The Court further stated that the pertinent inquiry was whether Digeo knew or should have known its legal title was defective. The Court found that the district court did not commit clear error in finding that Digeo did not perpetrate or know about, nor should Digeo have known about, the forged documents—and hence a possible defect in its legal title. Although noting that the facts of this case were unusual, the Court held that the case was not exceptional under section 285.

As for the district court’s denial of additional discovery, the Court reviewed the district court’s decision for abuse of discretion, applying the law of the regional circuit. A reviewing court will not disturb a denial of additional discovery unless there is “the clearest showing” that the denial will result in “actual and substantial prejudice to the complaining litigant.” Id. at 11 (quoting Laub v. U.S. Dep’t of Interior, 342 F.2d 1080, 1093 (9th Cir. 2003)).
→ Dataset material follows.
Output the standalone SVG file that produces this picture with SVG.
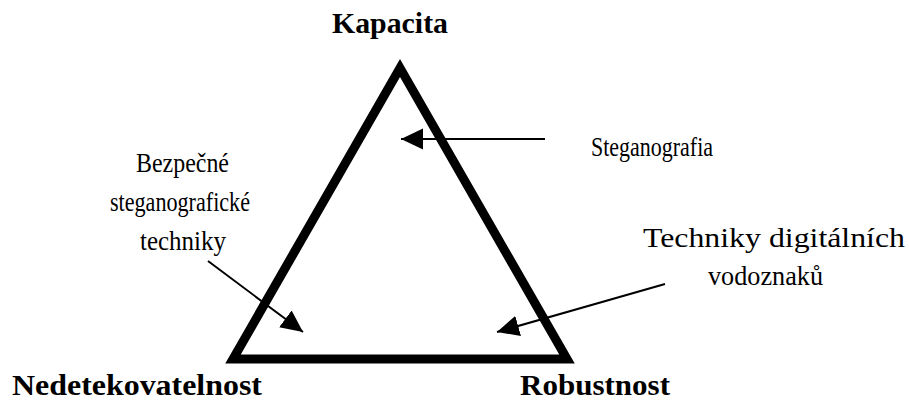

In denying Audible’s request for additional discovery, the district court found that Audible’s motion was based on its unsubstantiated speculation of Digeo’s misconduct and that Audible’s request was late under the circumstances. The Court found that the district court balanced Audible’s assertion that additional discovery would produce evidence of Digeo’s culpable conduct against the expenditure of resources discovery would require and determined that additional discovery was not warranted. Audible’s “unsubstantiated speculation” about Digeo’s conduct did not demonstrate a “reasonable probability that the outcome [of its section 285 motion] would have been different had discovery been allowed.” Id. Therefore, the Court found no abuse of discretion in the district court’s denial of the discovery motion.